■ TASK TO CARRY OUT ■
Word for word, print each line of the listing below; pictures stay out.

..........

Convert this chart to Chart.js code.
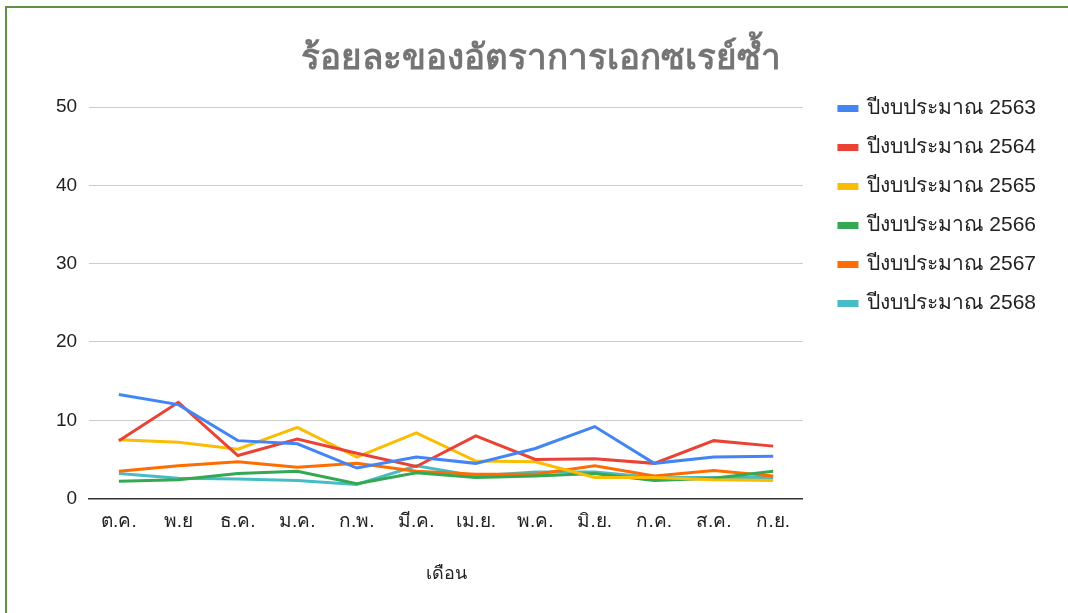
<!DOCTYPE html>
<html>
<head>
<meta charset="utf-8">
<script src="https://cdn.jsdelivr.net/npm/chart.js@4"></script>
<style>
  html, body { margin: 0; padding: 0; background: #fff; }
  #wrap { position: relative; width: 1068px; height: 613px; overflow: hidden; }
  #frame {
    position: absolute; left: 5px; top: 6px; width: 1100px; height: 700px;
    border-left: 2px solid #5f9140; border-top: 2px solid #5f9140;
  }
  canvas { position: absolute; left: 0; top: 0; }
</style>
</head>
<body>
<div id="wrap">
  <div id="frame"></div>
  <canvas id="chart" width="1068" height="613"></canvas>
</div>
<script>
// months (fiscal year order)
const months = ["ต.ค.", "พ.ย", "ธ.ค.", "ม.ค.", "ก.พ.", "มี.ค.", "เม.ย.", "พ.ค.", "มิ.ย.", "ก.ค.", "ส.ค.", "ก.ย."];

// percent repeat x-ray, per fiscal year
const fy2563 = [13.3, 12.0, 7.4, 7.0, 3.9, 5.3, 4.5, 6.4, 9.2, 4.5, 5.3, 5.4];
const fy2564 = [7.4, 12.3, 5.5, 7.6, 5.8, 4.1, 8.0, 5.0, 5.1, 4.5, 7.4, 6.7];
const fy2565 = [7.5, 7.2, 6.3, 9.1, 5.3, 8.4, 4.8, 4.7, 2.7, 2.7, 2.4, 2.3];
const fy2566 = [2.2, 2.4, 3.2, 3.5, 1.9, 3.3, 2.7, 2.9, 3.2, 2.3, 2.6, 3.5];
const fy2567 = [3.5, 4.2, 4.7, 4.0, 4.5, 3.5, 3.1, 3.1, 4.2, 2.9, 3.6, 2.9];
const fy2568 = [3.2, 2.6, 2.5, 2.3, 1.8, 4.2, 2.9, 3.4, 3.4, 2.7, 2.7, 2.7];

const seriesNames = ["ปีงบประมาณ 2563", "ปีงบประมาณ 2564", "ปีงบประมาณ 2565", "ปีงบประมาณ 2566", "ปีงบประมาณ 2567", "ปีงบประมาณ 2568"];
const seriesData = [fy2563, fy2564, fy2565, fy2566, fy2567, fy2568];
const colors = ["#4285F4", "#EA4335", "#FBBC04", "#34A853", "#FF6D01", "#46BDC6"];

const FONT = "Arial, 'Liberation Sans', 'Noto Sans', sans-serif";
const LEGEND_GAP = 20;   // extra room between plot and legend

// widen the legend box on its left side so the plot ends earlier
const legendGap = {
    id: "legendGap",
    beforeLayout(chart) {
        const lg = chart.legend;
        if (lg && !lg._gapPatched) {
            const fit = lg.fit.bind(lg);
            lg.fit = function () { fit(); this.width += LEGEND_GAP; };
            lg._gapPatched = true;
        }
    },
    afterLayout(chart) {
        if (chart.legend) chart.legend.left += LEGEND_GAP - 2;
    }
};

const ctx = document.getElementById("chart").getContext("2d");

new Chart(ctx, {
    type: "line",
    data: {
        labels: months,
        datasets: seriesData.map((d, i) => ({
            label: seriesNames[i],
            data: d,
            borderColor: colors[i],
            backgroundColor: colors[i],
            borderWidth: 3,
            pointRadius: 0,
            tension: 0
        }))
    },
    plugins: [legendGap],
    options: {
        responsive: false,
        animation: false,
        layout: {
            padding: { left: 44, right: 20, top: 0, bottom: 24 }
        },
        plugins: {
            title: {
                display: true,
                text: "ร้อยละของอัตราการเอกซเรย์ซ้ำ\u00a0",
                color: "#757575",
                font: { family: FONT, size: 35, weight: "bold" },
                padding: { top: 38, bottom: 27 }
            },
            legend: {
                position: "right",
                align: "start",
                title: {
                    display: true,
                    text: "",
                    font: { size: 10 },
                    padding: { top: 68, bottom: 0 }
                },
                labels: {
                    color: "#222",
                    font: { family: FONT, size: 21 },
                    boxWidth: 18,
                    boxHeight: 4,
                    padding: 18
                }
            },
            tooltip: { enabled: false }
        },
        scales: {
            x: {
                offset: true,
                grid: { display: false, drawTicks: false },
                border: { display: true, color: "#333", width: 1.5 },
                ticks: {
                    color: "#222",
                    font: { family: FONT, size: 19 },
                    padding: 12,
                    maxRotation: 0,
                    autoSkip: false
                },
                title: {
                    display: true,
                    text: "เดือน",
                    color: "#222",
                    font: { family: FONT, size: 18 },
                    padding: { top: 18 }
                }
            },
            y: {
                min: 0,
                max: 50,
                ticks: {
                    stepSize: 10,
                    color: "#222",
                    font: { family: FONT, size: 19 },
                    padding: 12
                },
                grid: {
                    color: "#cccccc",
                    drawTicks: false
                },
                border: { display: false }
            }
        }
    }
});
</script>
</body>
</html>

..........

■ OUTPUT FOR THIS TASK ■
Convert this chart to Chart.js code.
<!DOCTYPE html>
<html>
<head>
<meta charset="utf-8">
<script src="https://cdn.jsdelivr.net/npm/chart.js@4"></script>
<style>
  html, body { margin: 0; padding: 0; background: #fff; }
  #wrap { position: relative; width: 1068px; height: 613px; overflow: hidden; }
  #frame {
    position: absolute; left: 5px; top: 6px; width: 1100px; height: 700px;
    border-left: 2px solid #5f9140; border-top: 2px solid #5f9140;
  }
  canvas { position: absolute; left: 0; top: 0; }
</style>
</head>
<body>
<div id="wrap">
  <div id="frame"></div>
  <canvas id="chart" width="1068" height="613"></canvas>
</div>
<script>
// months (fiscal year order)
const months = ["ต.ค.", "พ.ย", "ธ.ค.", "ม.ค.", "ก.พ.", "มี.ค.", "เม.ย.", "พ.ค.", "มิ.ย.", "ก.ค.", "ส.ค.", "ก.ย."];

// percent repeat x-ray, per fiscal year
const fy2563 = [13.3, 12.0, 7.4, 7.0, 3.9, 5.3, 4.5, 6.4, 9.2, 4.5, 5.3, 5.4];
const fy2564 = [7.4, 12.3, 5.5, 7.6, 5.8, 4.1, 8.0, 5.0, 5.1, 4.5, 7.4, 6.7];
const fy2565 = [7.5, 7.2, 6.3, 9.1, 5.3, 8.4, 4.8, 4.7, 2.7, 2.7, 2.4, 2.3];
const fy2566 = [2.2, 2.4, 3.2, 3.5, 1.9, 3.3, 2.7, 2.9, 3.2, 2.3, 2.6, 3.5];
const fy2567 = [3.5, 4.2, 4.7, 4.0, 4.5, 3.5, 3.1, 3.1, 4.2, 2.9, 3.6, 2.9];
const fy2568 = [3.2, 2.6, 2.5, 2.3, 1.8, 4.2, 2.9, 3.4, 3.4, 2.7, 2.7, 2.7];

const seriesNames = ["ปีงบประมาณ 2563", "ปีงบประมาณ 2564", "ปีงบประมาณ 2565", "ปีงบประมาณ 2566", "ปีงบประมาณ 2567", "ปีงบประมาณ 2568"];
const seriesData = [fy2563, fy2564, fy2565, fy2566, fy2567, fy2568];
const colors = ["#4285F4", "#EA4335", "#FBBC04", "#34A853", "#FF6D01", "#46BDC6"];

const FONT = "Arial, 'Liberation Sans', 'Noto Sans', sans-serif";
const LEGEND_GAP = 20;   // extra room between plot and legend

// widen the legend box on its left side so the plot ends earlier
const legendGap = {
    id: "legendGap",
    beforeLayout(chart) {
        const lg = chart.legend;
        if (lg && !lg._gapPatched) {
            const fit = lg.fit.bind(lg);
            lg.fit = function () { fit(); this.width += LEGEND_GAP; };
            lg._gapPatched = true;
        }
    },
    afterLayout(chart) {
        if (chart.legend) chart.legend.left += LEGEND_GAP - 2;
    }
};

const ctx = document.getElementById("chart").getContext("2d");

new Chart(ctx, {
    type: "line",
    data: {
        labels: months,
        datasets: seriesData.map((d, i) => ({
            label: seriesNames[i],
            data: d,
            borderColor: colors[i],
            backgroundColor: colors[i],
            borderWidth: 3,
            pointRadius: 0,
            tension: 0
        }))
    },
    plugins: [legendGap],
    options: {
        responsive: false,
        animation: false,
        layout: {
            padding: { left: 44, right: 20, top: 0, bottom: 24 }
        },
        plugins: {
            title: {
                display: true,
                text: "ร้อยละของอัตราการเอกซเรย์ซ้ำ\u00a0",
                color: "#757575",
                font: { family: FONT, size: 35, weight: "bold" },
                padding: { top: 38, bottom: 27 }
            },
            legend: {
                position: "right",
                align: "start",
                title: {
                    display: true,
                    text: "",
                    font: { size: 10 },
                    padding: { top: 68, bottom: 0 }
                },
                labels: {
                    color: "#222",
                    font: { family: FONT, size: 21 },
                    boxWidth: 18,
                    boxHeight: 4,
                    padding: 18
                }
            },
            tooltip: { enabled: false }
        },
        scales: {
            x: {
                offset: true,
                grid: { display: false, drawTicks: false },
                border: { display: true, color: "#333", width: 1.5 },
                ticks: {
                    color: "#222",
                    font: { family: FONT, size: 19 },
                    padding: 12,
                    maxRotation: 0,
                    autoSkip: false
                },
                title: {
                    display: true,
                    text: "เดือน",
                    color: "#222",
                    font: { family: FONT, size: 18 },
                    padding: { top: 18 }
                }
            },
            y: {
                min: 0,
                max: 50,
                ticks: {
                    stepSize: 10,
                    color: "#222",
                    font: { family: FONT, size: 19 },
                    padding: 12
                },
                grid: {
                    color: "#cccccc",
                    drawTicks: false
                },
                border: { display: false }
            }
        }
    }
});
</script>
</body>
</html>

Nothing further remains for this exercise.